Restate verbatim the lines between the one holding "Write the Plotly code for this chart." and the one holding "0.0131, 0.0084, 0.0089, 0.0017, 0.0007, 0.0004, 0.0004]", both included, and no others.

Records with drawing code
____________

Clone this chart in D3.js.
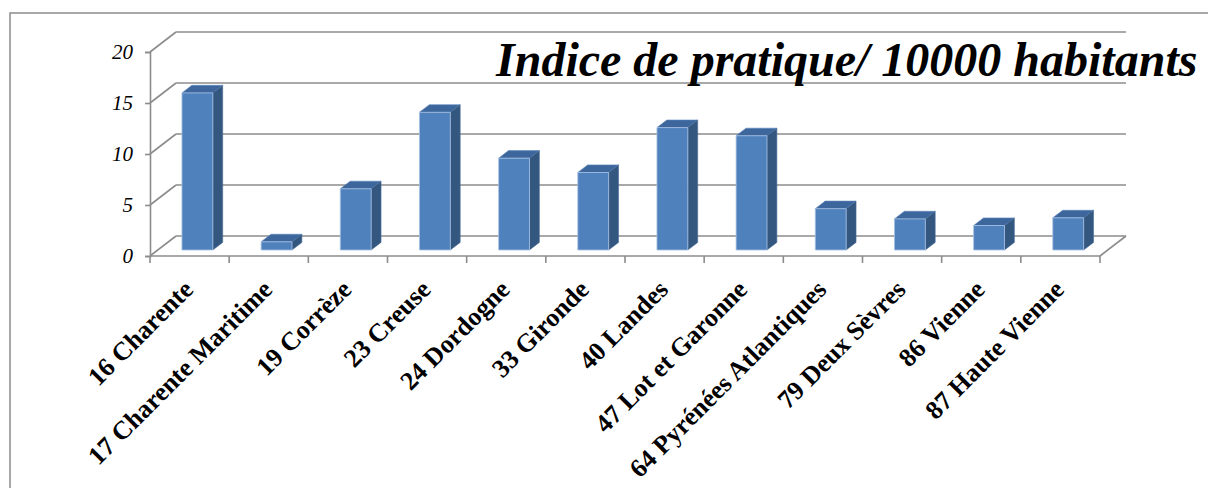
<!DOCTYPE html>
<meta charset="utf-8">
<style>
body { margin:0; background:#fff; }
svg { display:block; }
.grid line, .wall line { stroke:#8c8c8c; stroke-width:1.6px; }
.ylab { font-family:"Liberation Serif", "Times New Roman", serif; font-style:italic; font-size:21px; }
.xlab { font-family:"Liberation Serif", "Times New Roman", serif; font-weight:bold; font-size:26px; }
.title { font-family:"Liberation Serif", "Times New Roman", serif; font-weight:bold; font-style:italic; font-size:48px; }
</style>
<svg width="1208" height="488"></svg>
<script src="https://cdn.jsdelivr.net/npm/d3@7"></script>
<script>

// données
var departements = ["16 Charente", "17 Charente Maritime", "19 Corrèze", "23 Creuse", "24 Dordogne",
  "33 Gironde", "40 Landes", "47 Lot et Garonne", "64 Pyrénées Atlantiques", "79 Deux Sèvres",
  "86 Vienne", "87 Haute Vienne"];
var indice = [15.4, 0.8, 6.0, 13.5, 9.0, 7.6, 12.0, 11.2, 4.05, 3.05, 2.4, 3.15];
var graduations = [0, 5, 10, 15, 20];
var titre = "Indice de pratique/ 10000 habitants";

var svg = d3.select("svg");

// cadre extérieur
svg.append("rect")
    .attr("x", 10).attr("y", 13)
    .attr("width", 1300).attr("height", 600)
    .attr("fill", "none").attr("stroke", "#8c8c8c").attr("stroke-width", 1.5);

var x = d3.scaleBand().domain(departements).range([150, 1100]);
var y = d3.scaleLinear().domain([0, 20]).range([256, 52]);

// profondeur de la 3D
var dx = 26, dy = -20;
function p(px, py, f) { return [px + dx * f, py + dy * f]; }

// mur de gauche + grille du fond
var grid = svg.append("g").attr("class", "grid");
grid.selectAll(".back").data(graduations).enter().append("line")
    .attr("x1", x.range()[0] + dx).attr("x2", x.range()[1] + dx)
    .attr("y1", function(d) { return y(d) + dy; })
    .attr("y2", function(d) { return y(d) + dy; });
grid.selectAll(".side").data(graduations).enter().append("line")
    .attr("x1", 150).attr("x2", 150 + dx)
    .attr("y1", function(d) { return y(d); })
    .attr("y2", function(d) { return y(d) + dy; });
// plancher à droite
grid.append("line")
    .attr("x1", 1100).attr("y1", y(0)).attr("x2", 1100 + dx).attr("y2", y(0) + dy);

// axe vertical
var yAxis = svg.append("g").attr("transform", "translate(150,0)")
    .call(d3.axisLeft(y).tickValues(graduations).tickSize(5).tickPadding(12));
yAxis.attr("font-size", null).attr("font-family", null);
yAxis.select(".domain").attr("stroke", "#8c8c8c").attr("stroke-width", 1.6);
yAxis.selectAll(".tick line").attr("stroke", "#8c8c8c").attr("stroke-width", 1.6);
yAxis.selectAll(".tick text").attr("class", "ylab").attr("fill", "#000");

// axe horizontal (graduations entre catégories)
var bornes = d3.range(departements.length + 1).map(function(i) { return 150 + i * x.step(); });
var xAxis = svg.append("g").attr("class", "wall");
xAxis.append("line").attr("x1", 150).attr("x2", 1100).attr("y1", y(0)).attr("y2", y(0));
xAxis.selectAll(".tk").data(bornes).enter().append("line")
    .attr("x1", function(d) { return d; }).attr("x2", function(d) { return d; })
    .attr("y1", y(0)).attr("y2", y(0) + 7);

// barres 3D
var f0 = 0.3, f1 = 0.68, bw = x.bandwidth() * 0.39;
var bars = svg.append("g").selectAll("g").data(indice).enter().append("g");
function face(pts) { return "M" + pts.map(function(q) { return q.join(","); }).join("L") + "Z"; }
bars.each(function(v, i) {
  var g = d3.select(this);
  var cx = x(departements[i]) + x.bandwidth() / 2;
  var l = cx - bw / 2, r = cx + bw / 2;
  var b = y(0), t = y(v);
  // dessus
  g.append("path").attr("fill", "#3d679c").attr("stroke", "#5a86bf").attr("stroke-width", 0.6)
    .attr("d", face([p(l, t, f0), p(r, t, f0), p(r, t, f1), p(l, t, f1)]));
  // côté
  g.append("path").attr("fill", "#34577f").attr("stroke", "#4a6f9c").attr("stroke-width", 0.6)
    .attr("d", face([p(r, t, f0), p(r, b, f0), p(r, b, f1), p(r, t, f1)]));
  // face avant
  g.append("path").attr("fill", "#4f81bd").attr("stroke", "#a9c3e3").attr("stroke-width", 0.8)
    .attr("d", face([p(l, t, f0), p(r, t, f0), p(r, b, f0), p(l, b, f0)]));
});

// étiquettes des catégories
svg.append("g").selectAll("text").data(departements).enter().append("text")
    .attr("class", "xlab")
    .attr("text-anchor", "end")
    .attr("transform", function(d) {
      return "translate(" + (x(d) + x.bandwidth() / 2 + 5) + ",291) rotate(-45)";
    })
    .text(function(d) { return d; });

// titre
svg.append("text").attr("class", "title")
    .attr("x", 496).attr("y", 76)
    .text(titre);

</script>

____________

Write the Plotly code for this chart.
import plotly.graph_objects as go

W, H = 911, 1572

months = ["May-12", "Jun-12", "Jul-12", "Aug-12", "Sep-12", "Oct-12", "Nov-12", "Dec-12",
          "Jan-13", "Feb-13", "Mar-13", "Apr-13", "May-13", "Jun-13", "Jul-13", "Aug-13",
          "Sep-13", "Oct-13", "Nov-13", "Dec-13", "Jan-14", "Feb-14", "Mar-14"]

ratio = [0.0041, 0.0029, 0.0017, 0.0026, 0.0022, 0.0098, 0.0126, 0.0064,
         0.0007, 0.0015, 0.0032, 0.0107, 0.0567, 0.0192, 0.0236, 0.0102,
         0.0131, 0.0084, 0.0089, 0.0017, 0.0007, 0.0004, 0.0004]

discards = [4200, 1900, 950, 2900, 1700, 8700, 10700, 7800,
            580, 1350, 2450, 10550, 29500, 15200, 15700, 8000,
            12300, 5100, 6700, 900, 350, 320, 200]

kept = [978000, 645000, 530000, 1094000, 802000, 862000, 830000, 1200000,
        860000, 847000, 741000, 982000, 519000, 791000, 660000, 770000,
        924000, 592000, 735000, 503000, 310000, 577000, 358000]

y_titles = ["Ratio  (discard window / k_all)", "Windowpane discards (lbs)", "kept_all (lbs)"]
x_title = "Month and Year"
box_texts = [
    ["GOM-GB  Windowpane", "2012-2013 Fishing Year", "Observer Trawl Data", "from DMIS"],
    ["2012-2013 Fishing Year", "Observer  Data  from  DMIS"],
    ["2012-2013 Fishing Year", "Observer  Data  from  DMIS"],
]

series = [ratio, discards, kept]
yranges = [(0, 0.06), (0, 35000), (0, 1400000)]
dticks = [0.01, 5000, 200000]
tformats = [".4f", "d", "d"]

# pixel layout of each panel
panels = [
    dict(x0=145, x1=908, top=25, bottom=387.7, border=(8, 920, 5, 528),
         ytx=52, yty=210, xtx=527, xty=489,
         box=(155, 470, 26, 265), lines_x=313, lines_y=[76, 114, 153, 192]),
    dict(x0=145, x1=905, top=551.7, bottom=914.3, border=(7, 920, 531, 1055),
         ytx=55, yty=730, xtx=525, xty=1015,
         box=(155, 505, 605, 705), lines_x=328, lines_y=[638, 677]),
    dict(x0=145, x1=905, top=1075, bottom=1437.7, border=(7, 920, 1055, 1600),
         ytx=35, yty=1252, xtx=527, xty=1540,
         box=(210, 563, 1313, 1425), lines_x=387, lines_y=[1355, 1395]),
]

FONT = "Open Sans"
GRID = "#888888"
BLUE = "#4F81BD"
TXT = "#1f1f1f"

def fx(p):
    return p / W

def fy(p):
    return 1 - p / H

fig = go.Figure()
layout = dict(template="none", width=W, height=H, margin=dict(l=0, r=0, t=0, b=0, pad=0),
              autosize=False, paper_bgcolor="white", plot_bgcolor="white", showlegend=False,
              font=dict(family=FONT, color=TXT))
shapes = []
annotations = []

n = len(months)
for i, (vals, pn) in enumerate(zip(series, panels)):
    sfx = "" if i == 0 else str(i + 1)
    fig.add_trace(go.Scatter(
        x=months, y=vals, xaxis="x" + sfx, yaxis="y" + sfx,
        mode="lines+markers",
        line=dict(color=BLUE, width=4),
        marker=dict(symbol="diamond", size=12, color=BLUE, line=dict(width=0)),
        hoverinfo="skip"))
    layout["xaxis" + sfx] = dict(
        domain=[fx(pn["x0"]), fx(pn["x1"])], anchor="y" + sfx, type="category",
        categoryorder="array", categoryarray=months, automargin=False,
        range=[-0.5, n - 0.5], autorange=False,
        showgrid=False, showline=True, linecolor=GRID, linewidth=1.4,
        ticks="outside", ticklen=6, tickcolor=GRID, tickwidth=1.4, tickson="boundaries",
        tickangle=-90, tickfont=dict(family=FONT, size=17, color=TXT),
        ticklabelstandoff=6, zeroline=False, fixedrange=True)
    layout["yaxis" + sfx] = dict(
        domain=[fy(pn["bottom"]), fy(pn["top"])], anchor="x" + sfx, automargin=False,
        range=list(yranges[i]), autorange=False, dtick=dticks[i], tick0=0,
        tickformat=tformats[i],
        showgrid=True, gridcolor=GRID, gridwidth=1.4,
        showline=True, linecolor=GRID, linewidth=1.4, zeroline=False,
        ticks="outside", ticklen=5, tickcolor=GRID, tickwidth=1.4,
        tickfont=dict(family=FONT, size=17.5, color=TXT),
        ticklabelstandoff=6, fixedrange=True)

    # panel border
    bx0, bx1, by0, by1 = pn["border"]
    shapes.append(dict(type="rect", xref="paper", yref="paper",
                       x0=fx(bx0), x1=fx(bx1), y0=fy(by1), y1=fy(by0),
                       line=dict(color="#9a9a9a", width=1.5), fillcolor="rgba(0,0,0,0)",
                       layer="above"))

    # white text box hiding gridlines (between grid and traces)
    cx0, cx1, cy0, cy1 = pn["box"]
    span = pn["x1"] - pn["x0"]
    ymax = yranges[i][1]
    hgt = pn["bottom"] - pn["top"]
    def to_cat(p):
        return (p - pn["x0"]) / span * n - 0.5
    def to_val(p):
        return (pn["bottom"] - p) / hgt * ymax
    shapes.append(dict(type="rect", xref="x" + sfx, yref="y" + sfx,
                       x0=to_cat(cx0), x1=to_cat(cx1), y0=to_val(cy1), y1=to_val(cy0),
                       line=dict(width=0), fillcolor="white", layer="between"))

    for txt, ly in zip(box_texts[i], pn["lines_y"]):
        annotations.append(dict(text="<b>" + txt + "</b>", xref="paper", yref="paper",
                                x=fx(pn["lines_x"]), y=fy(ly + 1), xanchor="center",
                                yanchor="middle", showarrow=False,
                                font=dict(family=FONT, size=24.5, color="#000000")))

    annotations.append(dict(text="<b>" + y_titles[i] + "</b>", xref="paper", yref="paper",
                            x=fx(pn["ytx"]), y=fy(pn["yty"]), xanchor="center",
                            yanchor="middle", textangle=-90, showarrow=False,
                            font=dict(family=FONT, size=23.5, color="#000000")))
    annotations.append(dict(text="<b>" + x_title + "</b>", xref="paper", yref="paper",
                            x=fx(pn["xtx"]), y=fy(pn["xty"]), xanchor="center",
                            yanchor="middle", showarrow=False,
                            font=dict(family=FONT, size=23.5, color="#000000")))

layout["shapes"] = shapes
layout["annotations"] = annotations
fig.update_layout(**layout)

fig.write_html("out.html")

____________

Reply to the exercise ▸
Write the Plotly code for this chart.
import plotly.graph_objects as go

W, H = 911, 1572

months = ["May-12", "Jun-12", "Jul-12", "Aug-12", "Sep-12", "Oct-12", "Nov-12", "Dec-12",
          "Jan-13", "Feb-13", "Mar-13", "Apr-13", "May-13", "Jun-13", "Jul-13", "Aug-13",
          "Sep-13", "Oct-13", "Nov-13", "Dec-13", "Jan-14", "Feb-14", "Mar-14"]

ratio = [0.0041, 0.0029, 0.0017, 0.0026, 0.0022, 0.0098, 0.0126, 0.0064,
         0.0007, 0.0015, 0.0032, 0.0107, 0.0567, 0.0192, 0.0236, 0.0102,
         0.0131, 0.0084, 0.0089, 0.0017, 0.0007, 0.0004, 0.0004]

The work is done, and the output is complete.